▸ **Exercise prompt**: Write out the data below in full, unchanged, minus the images.

[Entries with chart source code]
━━━━━━━━━━━━━━━━━━━━

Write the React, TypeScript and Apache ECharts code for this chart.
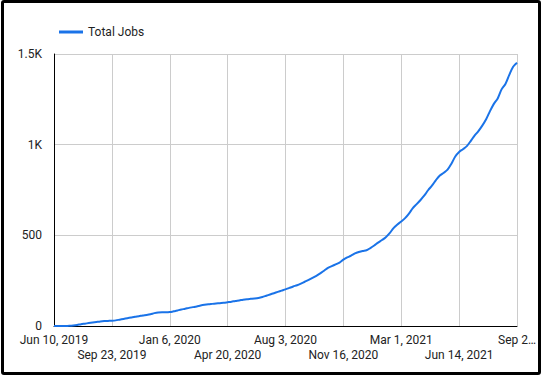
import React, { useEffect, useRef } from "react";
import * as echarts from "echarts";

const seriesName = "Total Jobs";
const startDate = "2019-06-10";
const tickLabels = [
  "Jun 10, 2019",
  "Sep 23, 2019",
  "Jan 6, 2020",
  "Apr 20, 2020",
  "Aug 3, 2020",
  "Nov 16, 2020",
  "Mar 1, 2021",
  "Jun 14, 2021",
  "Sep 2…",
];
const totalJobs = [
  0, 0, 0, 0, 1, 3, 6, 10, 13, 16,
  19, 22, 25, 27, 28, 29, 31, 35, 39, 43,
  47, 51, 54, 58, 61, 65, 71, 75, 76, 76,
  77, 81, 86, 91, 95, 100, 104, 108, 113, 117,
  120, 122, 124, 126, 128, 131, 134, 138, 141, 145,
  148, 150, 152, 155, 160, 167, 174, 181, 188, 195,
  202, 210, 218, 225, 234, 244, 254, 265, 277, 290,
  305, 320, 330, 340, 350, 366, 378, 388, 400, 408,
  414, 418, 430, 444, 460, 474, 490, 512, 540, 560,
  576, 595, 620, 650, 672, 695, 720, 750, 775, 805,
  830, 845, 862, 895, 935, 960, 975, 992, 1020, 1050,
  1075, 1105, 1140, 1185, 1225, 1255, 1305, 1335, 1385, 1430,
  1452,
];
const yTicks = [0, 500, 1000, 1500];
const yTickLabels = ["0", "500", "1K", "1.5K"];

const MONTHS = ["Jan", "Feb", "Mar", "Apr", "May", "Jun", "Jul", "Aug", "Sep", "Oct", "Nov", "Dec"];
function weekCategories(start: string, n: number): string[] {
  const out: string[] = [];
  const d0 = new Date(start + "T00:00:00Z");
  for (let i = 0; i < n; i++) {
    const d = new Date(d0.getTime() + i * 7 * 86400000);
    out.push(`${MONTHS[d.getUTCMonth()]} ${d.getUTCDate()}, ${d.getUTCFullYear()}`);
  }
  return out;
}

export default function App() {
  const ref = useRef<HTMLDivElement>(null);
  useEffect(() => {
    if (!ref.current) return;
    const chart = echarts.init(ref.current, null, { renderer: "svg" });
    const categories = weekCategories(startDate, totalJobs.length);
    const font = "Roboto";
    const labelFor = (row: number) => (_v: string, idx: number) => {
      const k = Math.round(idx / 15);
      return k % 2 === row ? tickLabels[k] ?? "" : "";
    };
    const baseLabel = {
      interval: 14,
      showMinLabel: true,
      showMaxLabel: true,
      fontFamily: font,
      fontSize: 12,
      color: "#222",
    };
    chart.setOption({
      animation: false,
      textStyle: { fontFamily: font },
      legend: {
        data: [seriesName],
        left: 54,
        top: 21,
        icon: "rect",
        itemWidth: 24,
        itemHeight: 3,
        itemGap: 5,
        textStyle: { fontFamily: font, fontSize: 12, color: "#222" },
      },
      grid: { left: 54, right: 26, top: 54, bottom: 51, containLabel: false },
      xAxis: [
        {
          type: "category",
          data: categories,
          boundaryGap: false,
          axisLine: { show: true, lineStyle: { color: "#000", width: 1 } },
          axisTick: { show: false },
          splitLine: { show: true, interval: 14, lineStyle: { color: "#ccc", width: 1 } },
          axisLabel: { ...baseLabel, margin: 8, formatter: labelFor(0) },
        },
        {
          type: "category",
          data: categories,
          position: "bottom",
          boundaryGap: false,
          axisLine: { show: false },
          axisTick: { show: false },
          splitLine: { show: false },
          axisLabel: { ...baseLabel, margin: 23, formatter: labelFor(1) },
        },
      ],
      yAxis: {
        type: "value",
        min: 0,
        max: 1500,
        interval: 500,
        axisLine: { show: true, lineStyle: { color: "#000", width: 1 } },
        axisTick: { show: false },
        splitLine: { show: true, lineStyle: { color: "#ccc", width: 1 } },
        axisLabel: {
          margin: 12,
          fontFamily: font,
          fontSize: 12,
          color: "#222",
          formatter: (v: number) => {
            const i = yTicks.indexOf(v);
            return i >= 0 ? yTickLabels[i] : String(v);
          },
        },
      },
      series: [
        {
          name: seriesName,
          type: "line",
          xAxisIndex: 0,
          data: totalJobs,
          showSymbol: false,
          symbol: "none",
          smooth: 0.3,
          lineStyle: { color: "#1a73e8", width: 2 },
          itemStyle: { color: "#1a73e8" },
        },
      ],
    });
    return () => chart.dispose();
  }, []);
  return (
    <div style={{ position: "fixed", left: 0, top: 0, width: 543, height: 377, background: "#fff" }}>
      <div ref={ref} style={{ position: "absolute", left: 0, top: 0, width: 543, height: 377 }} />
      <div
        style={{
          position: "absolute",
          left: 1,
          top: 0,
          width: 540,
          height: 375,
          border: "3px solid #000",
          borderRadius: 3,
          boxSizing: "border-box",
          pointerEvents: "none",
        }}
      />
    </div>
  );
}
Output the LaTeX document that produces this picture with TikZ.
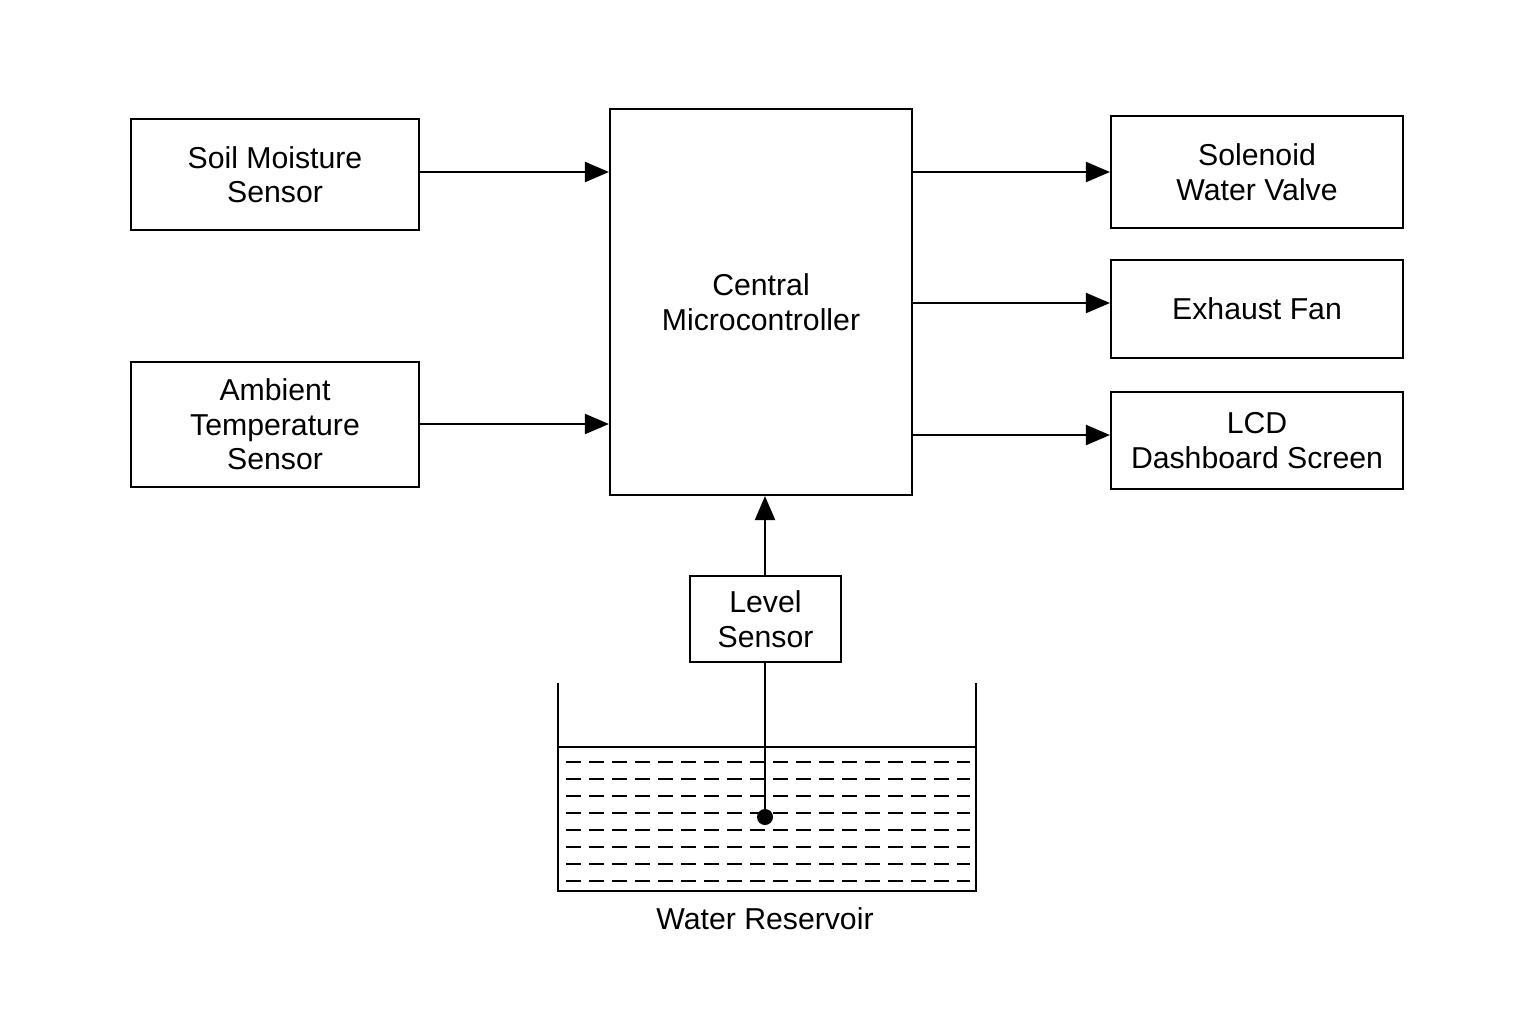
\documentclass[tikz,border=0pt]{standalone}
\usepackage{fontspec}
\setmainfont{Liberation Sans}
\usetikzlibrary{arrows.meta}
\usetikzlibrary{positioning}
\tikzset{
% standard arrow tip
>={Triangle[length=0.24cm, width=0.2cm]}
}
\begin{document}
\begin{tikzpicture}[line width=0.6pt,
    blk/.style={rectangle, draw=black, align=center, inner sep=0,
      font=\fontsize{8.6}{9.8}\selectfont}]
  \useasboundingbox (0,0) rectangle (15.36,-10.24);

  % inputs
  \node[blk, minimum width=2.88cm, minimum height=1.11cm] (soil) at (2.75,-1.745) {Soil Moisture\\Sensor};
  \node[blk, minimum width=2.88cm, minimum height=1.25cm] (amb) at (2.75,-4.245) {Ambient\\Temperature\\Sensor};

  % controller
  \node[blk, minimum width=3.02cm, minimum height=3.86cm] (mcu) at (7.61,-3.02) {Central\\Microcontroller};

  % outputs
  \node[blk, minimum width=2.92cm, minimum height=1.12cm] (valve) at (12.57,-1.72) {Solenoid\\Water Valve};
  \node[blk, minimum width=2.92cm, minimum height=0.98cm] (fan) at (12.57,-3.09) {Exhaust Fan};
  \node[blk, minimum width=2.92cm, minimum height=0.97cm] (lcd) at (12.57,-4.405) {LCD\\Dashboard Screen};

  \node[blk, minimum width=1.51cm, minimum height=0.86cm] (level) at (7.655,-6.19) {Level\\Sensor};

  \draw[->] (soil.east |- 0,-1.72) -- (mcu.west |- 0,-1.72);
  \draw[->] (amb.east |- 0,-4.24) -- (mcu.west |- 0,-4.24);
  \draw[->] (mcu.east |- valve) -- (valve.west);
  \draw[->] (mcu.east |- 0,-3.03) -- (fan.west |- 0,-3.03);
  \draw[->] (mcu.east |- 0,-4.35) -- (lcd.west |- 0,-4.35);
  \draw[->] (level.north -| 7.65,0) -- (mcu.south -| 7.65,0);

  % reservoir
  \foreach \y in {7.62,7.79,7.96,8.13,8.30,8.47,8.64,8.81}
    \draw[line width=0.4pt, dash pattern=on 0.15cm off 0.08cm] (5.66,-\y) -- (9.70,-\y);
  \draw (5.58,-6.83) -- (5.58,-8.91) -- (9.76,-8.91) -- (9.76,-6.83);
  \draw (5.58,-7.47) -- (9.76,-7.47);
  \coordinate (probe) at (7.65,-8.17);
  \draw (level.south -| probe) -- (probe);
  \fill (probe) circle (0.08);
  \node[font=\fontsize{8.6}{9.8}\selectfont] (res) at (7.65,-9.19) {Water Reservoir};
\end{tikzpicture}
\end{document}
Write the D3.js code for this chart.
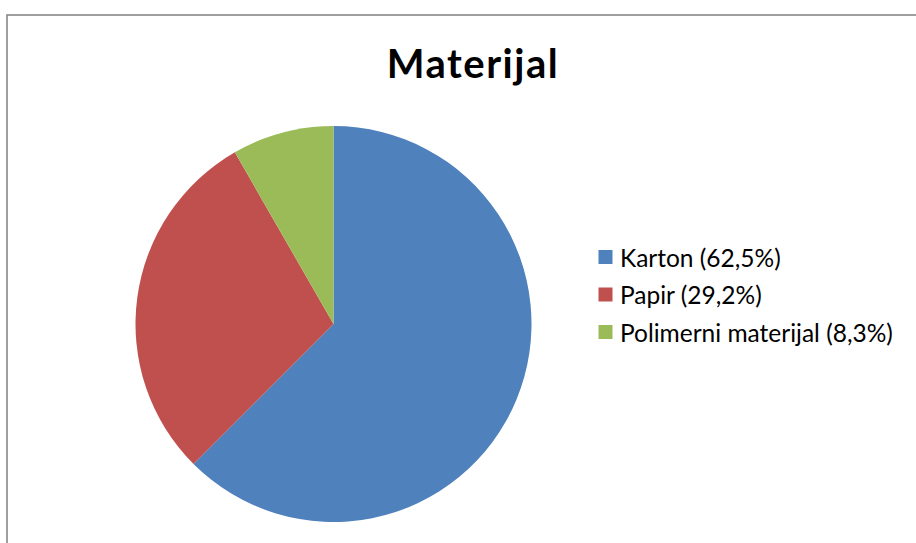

━━━━━━━━━━━━━━━━━━━━

▸ **Task result**:
Write the React, TypeScript and Apache ECharts code for this chart.
import React, { useEffect, useRef } from "react";
import * as echarts from "echarts";

const seriesName = "Total Jobs";
const startDate = "2019-06-10";
const tickLabels = [
  "Jun 10, 2019",
  "Sep 23, 2019",
  "Jan 6, 2020",
  "Apr 20, 2020",
  "Aug 3, 2020",
  "Nov 16, 2020",
  "Mar 1, 2021",
  "Jun 14, 2021",
  "Sep 2…",
];
const totalJobs = [
  0, 0, 0, 0, 1, 3, 6, 10, 13, 16,
  19, 22, 25, 27, 28, 29, 31, 35, 39, 43,
  47, 51, 54, 58, 61, 65, 71, 75, 76, 76,
  77, 81, 86, 91, 95, 100, 104, 108, 113, 117,
  120, 122, 124, 126, 128, 131, 134, 138, 141, 145,
  148, 150, 152, 155, 160, 167, 174, 181, 188, 195,
  202, 210, 218, 225, 234, 244, 254, 265, 277, 290,
  305, 320, 330, 340, 350, 366, 378, 388, 400, 408,
  414, 418, 430, 444, 460, 474, 490, 512, 540, 560,
  576, 595, 620, 650, 672, 695, 720, 750, 775, 805,
  830, 845, 862, 895, 935, 960, 975, 992, 1020, 1050,
  1075, 1105, 1140, 1185, 1225, 1255, 1305, 1335, 1385, 1430,
  1452,
];
const yTicks = [0, 500, 1000, 1500];
const yTickLabels = ["0", "500", "1K", "1.5K"];

const MONTHS = ["Jan", "Feb", "Mar", "Apr", "May", "Jun", "Jul", "Aug", "Sep", "Oct", "Nov", "Dec"];
function weekCategories(start: string, n: number): string[] {
  const out: string[] = [];
  const d0 = new Date(start + "T00:00:00Z");
  for (let i = 0; i < n; i++) {
    const d = new Date(d0.getTime() + i * 7 * 86400000);
    out.push(`${MONTHS[d.getUTCMonth()]} ${d.getUTCDate()}, ${d.getUTCFullYear()}`);
  }
  return out;
}

export default function App() {
  const ref = useRef<HTMLDivElement>(null);
  useEffect(() => {
    if (!ref.current) return;
    const chart = echarts.init(ref.current, null, { renderer: "svg" });
    const categories = weekCategories(startDate, totalJobs.length);
    const font = "Roboto";
    const labelFor = (row: number) => (_v: string, idx: number) => {
      const k = Math.round(idx / 15);
      return k % 2 === row ? tickLabels[k] ?? "" : "";
    };
    const baseLabel = {
      interval: 14,
      showMinLabel: true,
      showMaxLabel: true,
      fontFamily: font,
      fontSize: 12,
      color: "#222",
    };
    chart.setOption({
      animation: false,
      textStyle: { fontFamily: font },
      legend: {
        data: [seriesName],
        left: 54,
        top: 21,
        icon: "rect",
        itemWidth: 24,
        itemHeight: 3,
        itemGap: 5,
        textStyle: { fontFamily: font, fontSize: 12, color: "#222" },
      },
      grid: { left: 54, right: 26, top: 54, bottom: 51, containLabel: false },
      xAxis: [
        {
          type: "category",
          data: categories,
          boundaryGap: false,
          axisLine: { show: true, lineStyle: { color: "#000", width: 1 } },
          axisTick: { show: false },
          splitLine: { show: true, interval: 14, lineStyle: { color: "#ccc", width: 1 } },
          axisLabel: { ...baseLabel, margin: 8, formatter: labelFor(0) },
        },
        {
          type: "category",
          data: categories,
          position: "bottom",
          boundaryGap: false,
          axisLine: { show: false },
          axisTick: { show: false },
          splitLine: { show: false },
          axisLabel: { ...baseLabel, margin: 23, formatter: labelFor(1) },
        },
      ],
      yAxis: {
        type: "value",
        min: 0,
        max: 1500,
        interval: 500,
        axisLine: { show: true, lineStyle: { color: "#000", width: 1 } },
        axisTick: { show: false },
        splitLine: { show: true, lineStyle: { color: "#ccc", width: 1 } },
        axisLabel: {
          margin: 12,
          fontFamily: font,
          fontSize: 12,
          color: "#222",
          formatter: (v: number) => {
            const i = yTicks.indexOf(v);
            return i >= 0 ? yTickLabels[i] : String(v);
          },
        },
      },
      series: [
        {
          name: seriesName,
          type: "line",
          xAxisIndex: 0,
          data: totalJobs,
          showSymbol: false,
          symbol: "none",
          smooth: 0.3,
          lineStyle: { color: "#1a73e8", width: 2 },
          itemStyle: { color: "#1a73e8" },
        },
      ],
    });
    return () => chart.dispose();
  }, []);
  return (
    <div style={{ position: "fixed", left: 0, top: 0, width: 543, height: 377, background: "#fff" }}>
      <div ref={ref} style={{ position: "absolute", left: 0, top: 0, width: 543, height: 377 }} />
      <div
        style={{
          position: "absolute",
          left: 1,
          top: 0,
          width: 540,
          height: 375,
          border: "3px solid #000",
          borderRadius: 3,
          boxSizing: "border-box",
          pointerEvents: "none",
        }}
      />
    </div>
  );
}
Output the LaTeX document that produces this picture with TikZ.
\documentclass[tikz,border=0pt]{standalone}
\usepackage{fontspec}
\setmainfont{Liberation Sans}
\usetikzlibrary{arrows.meta}
\usetikzlibrary{positioning}
\tikzset{
% standard arrow tip
>={Triangle[length=0.24cm, width=0.2cm]}
}
\begin{document}
\begin{tikzpicture}[line width=0.6pt,
    blk/.style={rectangle, draw=black, align=center, inner sep=0,
      font=\fontsize{8.6}{9.8}\selectfont}]
  \useasboundingbox (0,0) rectangle (15.36,-10.24);

  % inputs
  \node[blk, minimum width=2.88cm, minimum height=1.11cm] (soil) at (2.75,-1.745) {Soil Moisture\\Sensor};
  \node[blk, minimum width=2.88cm, minimum height=1.25cm] (amb) at (2.75,-4.245) {Ambient\\Temperature\\Sensor};

  % controller
  \node[blk, minimum width=3.02cm, minimum height=3.86cm] (mcu) at (7.61,-3.02) {Central\\Microcontroller};

  % outputs
  \node[blk, minimum width=2.92cm, minimum height=1.12cm] (valve) at (12.57,-1.72) {Solenoid\\Water Valve};
  \node[blk, minimum width=2.92cm, minimum height=0.98cm] (fan) at (12.57,-3.09) {Exhaust Fan};
  \node[blk, minimum width=2.92cm, minimum height=0.97cm] (lcd) at (12.57,-4.405) {LCD\\Dashboard Screen};

  \node[blk, minimum width=1.51cm, minimum height=0.86cm] (level) at (7.655,-6.19) {Level\\Sensor};

  \draw[->] (soil.east |- 0,-1.72) -- (mcu.west |- 0,-1.72);
  \draw[->] (amb.east |- 0,-4.24) -- (mcu.west |- 0,-4.24);
  \draw[->] (mcu.east |- valve) -- (valve.west);
  \draw[->] (mcu.east |- 0,-3.03) -- (fan.west |- 0,-3.03);
  \draw[->] (mcu.east |- 0,-4.35) -- (lcd.west |- 0,-4.35);
  \draw[->] (level.north -| 7.65,0) -- (mcu.south -| 7.65,0);

  % reservoir
  \foreach \y in {7.62,7.79,7.96,8.13,8.30,8.47,8.64,8.81}
    \draw[line width=0.4pt, dash pattern=on 0.15cm off 0.08cm] (5.66,-\y) -- (9.70,-\y);
  \draw (5.58,-6.83) -- (5.58,-8.91) -- (9.76,-8.91) -- (9.76,-6.83);
  \draw (5.58,-7.47) -- (9.76,-7.47);
  \coordinate (probe) at (7.65,-8.17);
  \draw (level.south -| probe) -- (probe);
  \fill (probe) circle (0.08);
  \node[font=\fontsize{8.6}{9.8}\selectfont] (res) at (7.65,-9.19) {Water Reservoir};
\end{tikzpicture}
\end{document}
Write the D3.js code for this chart.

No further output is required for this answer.